Start of Given records
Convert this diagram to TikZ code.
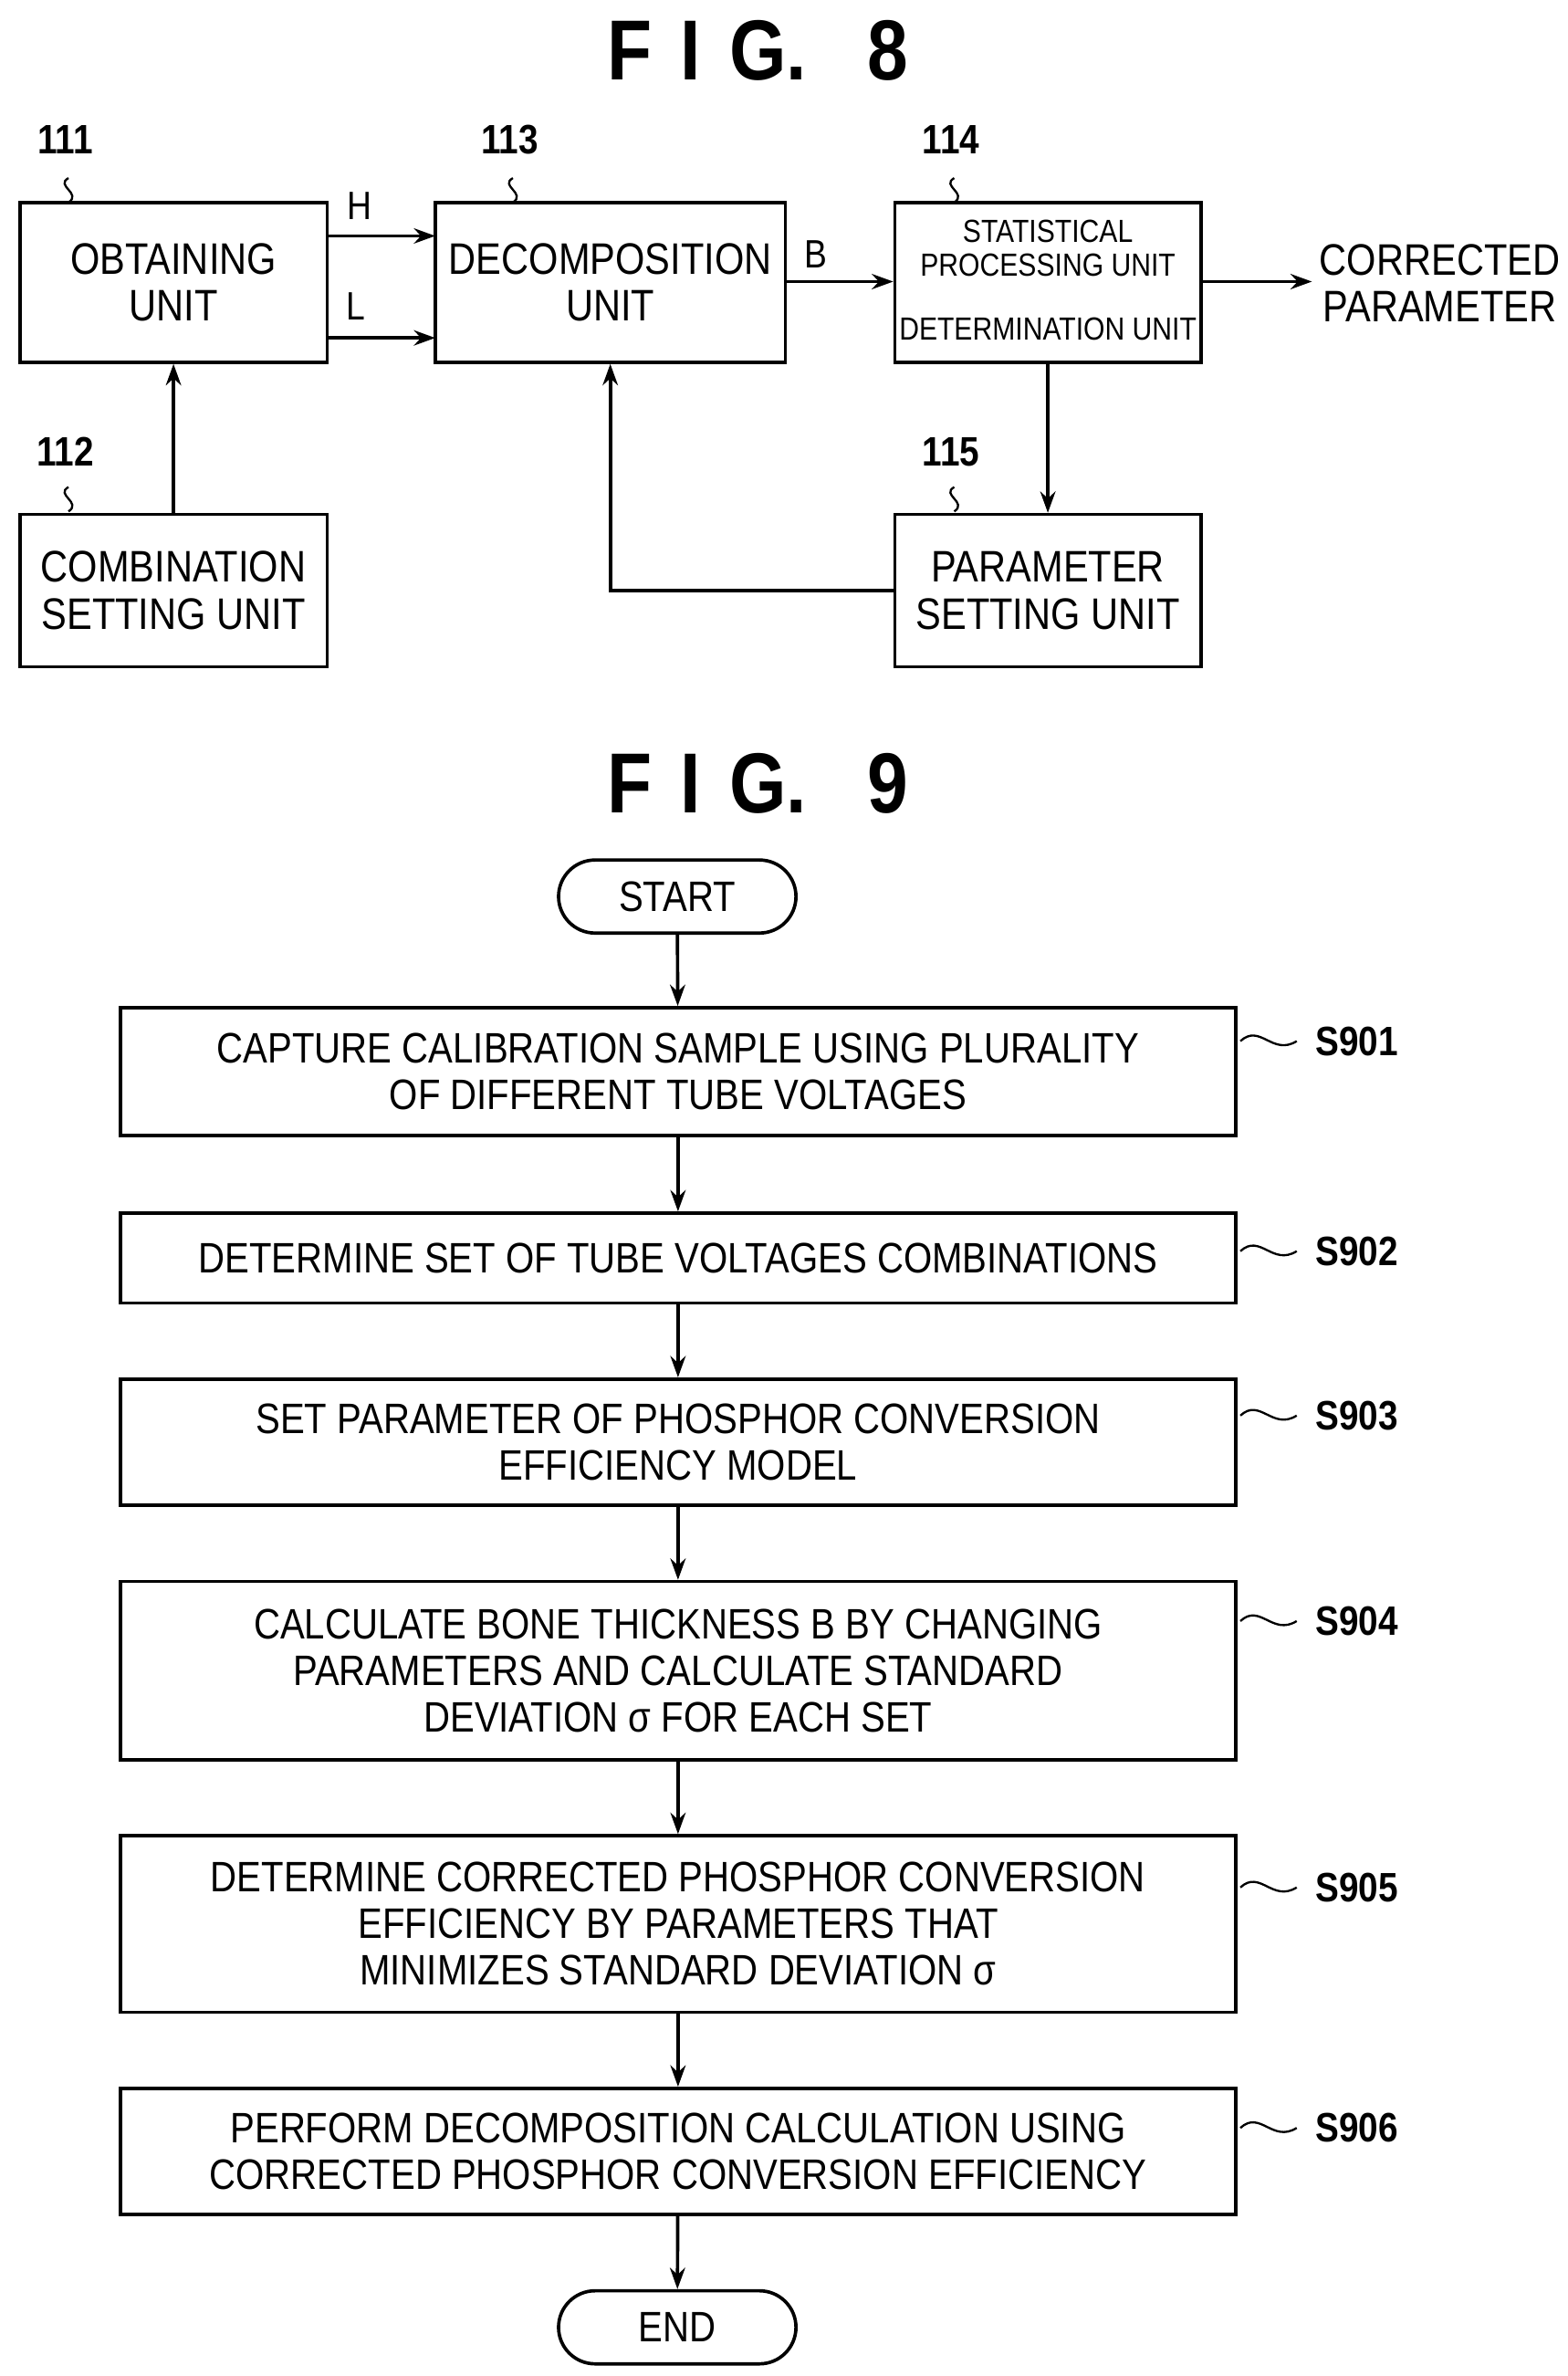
\documentclass[tikz,border=0pt]{standalone}
\usepackage{fontspec}
\setmainfont{Liberation Sans}[FakeStretch=0.86]
\usetikzlibrary{arrows.meta}
\begin{document}
\begin{tikzpicture}[x=1pt,y=-1pt,line width=2.2pt,
  box/.style={draw,inner sep=0pt,align=center,font=\fontsize{29}{31}\selectfont},
  stp/.style={draw,inner sep=0pt,align=center,font=\fontsize{28}{30.5}\selectfont,minimum width=733pt},
  term/.style={draw,rounded corners=24pt,inner sep=0pt,minimum width=156pt,minimum height=48pt,font=\fontsize{28}{30}\selectfont},
  num/.style={font=\bfseries\fontsize{27}{27}\selectfont},
  lbl/.style={font=\fontsize{26}{26}\selectfont},
  title/.style={font=\bfseries\fontsize{56}{56}\selectfont},
  arr/.style={-{Stealth[length=14pt,width=10pt]}},
  sq/.style={line width=1.4pt}]
\useasboundingbox (0,0) rectangle (1030,1561);
\node[title] (t8) at (498,33) {F\,\,I\,\,G.\ \ \ 8};
\node[box,minimum width=202pt,minimum height=105pt] (ob) at (114,185.5) {OBTAINING\\UNIT};
\node[box,minimum width=230pt,minimum height=105pt] (de) at (401,185.5) {DECOMPOSITION\\UNIT};
\node[draw,minimum width=201pt,minimum height=105pt,inner sep=0pt] (st) at (688.5,185.5) {};
\node[font=\fontsize{21}{22}\selectfont,align=center] (st1) at (688.5,163) {STATISTICAL\\PROCESSING UNIT};
\node[font=\fontsize{21}{22}\selectfont] (st2) at (688.5,216) {DETERMINATION UNIT};
\node[box,minimum width=202pt,minimum height=100pt] (co) at (114,388) {COMBINATION\\SETTING UNIT};
\node[box,minimum width=201pt,minimum height=100pt] (pa) at (688.5,388) {PARAMETER\\SETTING UNIT};
\node[box,draw=none,anchor=west] (cp) at (866,186) {CORRECTED\\PARAMETER};
\node[num] (n111) at (43,92) {111};
\node[num] (n113) at (335,92) {113};
\node[num] (n114) at (625,92) {114};
\node[num] (n112) at (43,297) {112};
\node[num] (n115) at (625,297) {115};
\foreach \x/\y in {45/117,337/117,627/117,45/320,627/320}
  \draw[sq] (\x,\y) .. controls (\x-9,\y+5) and (\x+9,\y+10) .. (\x,\y+16);
\coordinate (h1) at (215,155); \coordinate (h2) at (286,155);
\coordinate (l1) at (215,222); \coordinate (l2) at (286,222);
\draw[arr] (h1) -- (h2); \draw[arr] (l1) -- (l2);
\node[lbl] (H) at (236,135) {H}; \node[lbl] (L) at (234,201) {L};
\draw[arr] (de.east |- 0,185) -- (st.west |- 0,185);
\node[lbl] (B) at (536,167) {B};
\draw[arr] (st.east |- 0,185) -- (862,185);
\draw[arr] (co.north) -- (ob.south);
\draw[arr] (st.south) -- (pa.north);
\draw[arr] (pa.west) -| (de.south);
% FIG 9
\node[title] (t9) at (498,515) {F\,\,I\,\,G.\ \ \ 9};
\node[term] (start) at (445,589) {START};
\node[stp,minimum height=84pt] (s1) at (445.5,704) {CAPTURE CALIBRATION SAMPLE USING PLURALITY\\OF DIFFERENT TUBE VOLTAGES};
\node[stp,minimum height=59pt] (s2) at (445.5,826.5) {DETERMINE SET OF TUBE VOLTAGES COMBINATIONS};
\node[stp,minimum height=83pt] (s3) at (445.5,947.5) {SET PARAMETER OF PHOSPHOR CONVERSION\\EFFICIENCY MODEL};
\node[stp,minimum height=117pt] (s4) at (445.5,1097.5) {CALCULATE BONE THICKNESS B BY CHANGING\\PARAMETERS AND CALCULATE STANDARD\\DEVIATION σ FOR EACH SET};
\node[stp,minimum height=116pt] (s5) at (445.5,1264) {DETERMINE CORRECTED PHOSPHOR CONVERSION\\EFFICIENCY BY PARAMETERS THAT\\MINIMIZES STANDARD DEVIATION σ};
\node[stp,minimum height=83pt] (s6) at (445.5,1413.5) {PERFORM DECOMPOSITION CALCULATION USING\\CORRECTED PHOSPHOR CONVERSION EFFICIENCY};
\node[term] (end) at (445,1529) {END};
\foreach \a/\b in {start/s1,s1/s2,s2/s3,s3/s4,s4/s5,s5/s6,s6/end} \draw[arr] (\a) -- (\b);
\foreach \n/\y/\t in {s1/684/S901,s2/822/S902,s3/930/S903,s4/1065/S904,s5/1240/S905,s6/1398/S906}{
  \draw[sq] (815,\y) .. controls (828,\y-12) and (836,\y+10) .. (852,\y);
  \node[num,anchor=west] at (860,\y) {\t};}
\end{tikzpicture}
\end{document}
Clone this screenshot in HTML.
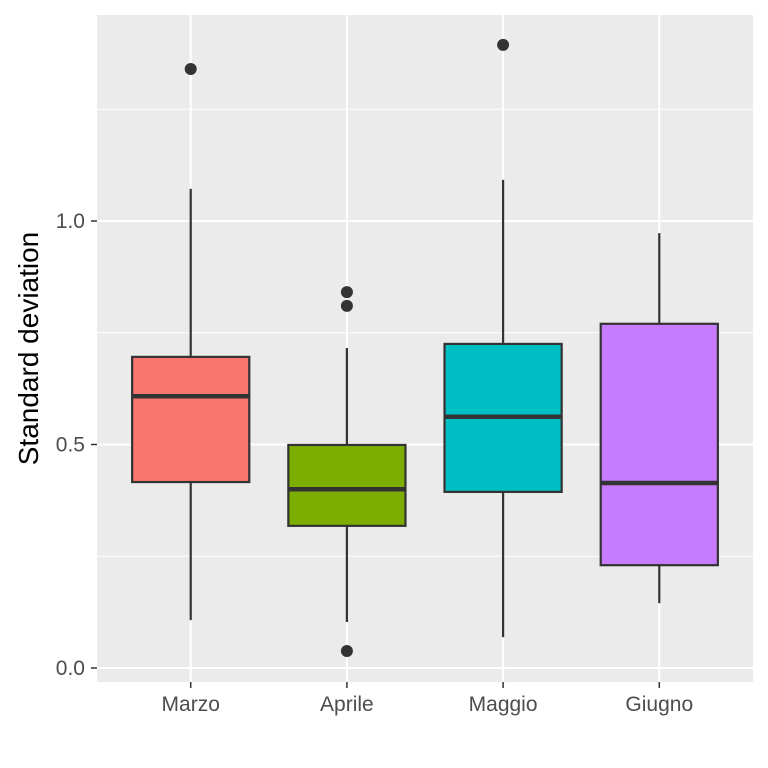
End of Given records
▶ [The task] Write the entries above out again exactly, but not the pictures.

▶ [Written solution]
Convert this diagram to TikZ code.
\documentclass[tikz,border=0pt]{standalone}
\usepackage{fontspec}
\setmainfont{Liberation Sans}[FakeStretch=0.86]
\usetikzlibrary{arrows.meta}
\begin{document}
\begin{tikzpicture}[x=1pt,y=-1pt,line width=2.2pt,
  box/.style={draw,inner sep=0pt,align=center,font=\fontsize{29}{31}\selectfont},
  stp/.style={draw,inner sep=0pt,align=center,font=\fontsize{28}{30.5}\selectfont,minimum width=733pt},
  term/.style={draw,rounded corners=24pt,inner sep=0pt,minimum width=156pt,minimum height=48pt,font=\fontsize{28}{30}\selectfont},
  num/.style={font=\bfseries\fontsize{27}{27}\selectfont},
  lbl/.style={font=\fontsize{26}{26}\selectfont},
  title/.style={font=\bfseries\fontsize{56}{56}\selectfont},
  arr/.style={-{Stealth[length=14pt,width=10pt]}},
  sq/.style={line width=1.4pt}]
\useasboundingbox (0,0) rectangle (1030,1561);
\node[title] (t8) at (498,33) {F\,\,I\,\,G.\ \ \ 8};
\node[box,minimum width=202pt,minimum height=105pt] (ob) at (114,185.5) {OBTAINING\\UNIT};
\node[box,minimum width=230pt,minimum height=105pt] (de) at (401,185.5) {DECOMPOSITION\\UNIT};
\node[draw,minimum width=201pt,minimum height=105pt,inner sep=0pt] (st) at (688.5,185.5) {};
\node[font=\fontsize{21}{22}\selectfont,align=center] (st1) at (688.5,163) {STATISTICAL\\PROCESSING UNIT};
\node[font=\fontsize{21}{22}\selectfont] (st2) at (688.5,216) {DETERMINATION UNIT};
\node[box,minimum width=202pt,minimum height=100pt] (co) at (114,388) {COMBINATION\\SETTING UNIT};
\node[box,minimum width=201pt,minimum height=100pt] (pa) at (688.5,388) {PARAMETER\\SETTING UNIT};
\node[box,draw=none,anchor=west] (cp) at (866,186) {CORRECTED\\PARAMETER};
\node[num] (n111) at (43,92) {111};
\node[num] (n113) at (335,92) {113};
\node[num] (n114) at (625,92) {114};
\node[num] (n112) at (43,297) {112};
\node[num] (n115) at (625,297) {115};
\foreach \x/\y in {45/117,337/117,627/117,45/320,627/320}
  \draw[sq] (\x,\y) .. controls (\x-9,\y+5) and (\x+9,\y+10) .. (\x,\y+16);
\coordinate (h1) at (215,155); \coordinate (h2) at (286,155);
\coordinate (l1) at (215,222); \coordinate (l2) at (286,222);
\draw[arr] (h1) -- (h2); \draw[arr] (l1) -- (l2);
\node[lbl] (H) at (236,135) {H}; \node[lbl] (L) at (234,201) {L};
\draw[arr] (de.east |- 0,185) -- (st.west |- 0,185);
\node[lbl] (B) at (536,167) {B};
\draw[arr] (st.east |- 0,185) -- (862,185);
\draw[arr] (co.north) -- (ob.south);
\draw[arr] (st.south) -- (pa.north);
\draw[arr] (pa.west) -| (de.south);
% FIG 9
\node[title] (t9) at (498,515) {F\,\,I\,\,G.\ \ \ 9};
\node[term] (start) at (445,589) {START};
\node[stp,minimum height=84pt] (s1) at (445.5,704) {CAPTURE CALIBRATION SAMPLE USING PLURALITY\\OF DIFFERENT TUBE VOLTAGES};
\node[stp,minimum height=59pt] (s2) at (445.5,826.5) {DETERMINE SET OF TUBE VOLTAGES COMBINATIONS};
\node[stp,minimum height=83pt] (s3) at (445.5,947.5) {SET PARAMETER OF PHOSPHOR CONVERSION\\EFFICIENCY MODEL};
\node[stp,minimum height=117pt] (s4) at (445.5,1097.5) {CALCULATE BONE THICKNESS B BY CHANGING\\PARAMETERS AND CALCULATE STANDARD\\DEVIATION σ FOR EACH SET};
\node[stp,minimum height=116pt] (s5) at (445.5,1264) {DETERMINE CORRECTED PHOSPHOR CONVERSION\\EFFICIENCY BY PARAMETERS THAT\\MINIMIZES STANDARD DEVIATION σ};
\node[stp,minimum height=83pt] (s6) at (445.5,1413.5) {PERFORM DECOMPOSITION CALCULATION USING\\CORRECTED PHOSPHOR CONVERSION EFFICIENCY};
\node[term] (end) at (445,1529) {END};
\foreach \a/\b in {start/s1,s1/s2,s2/s3,s3/s4,s4/s5,s5/s6,s6/end} \draw[arr] (\a) -- (\b);
\foreach \n/\y/\t in {s1/684/S901,s2/822/S902,s3/930/S903,s4/1065/S904,s5/1240/S905,s6/1398/S906}{
  \draw[sq] (815,\y) .. controls (828,\y-12) and (836,\y+10) .. (852,\y);
  \node[num,anchor=west] at (860,\y) {\t};}
\end{tikzpicture}
\end{document}
Clone this screenshot in HTML.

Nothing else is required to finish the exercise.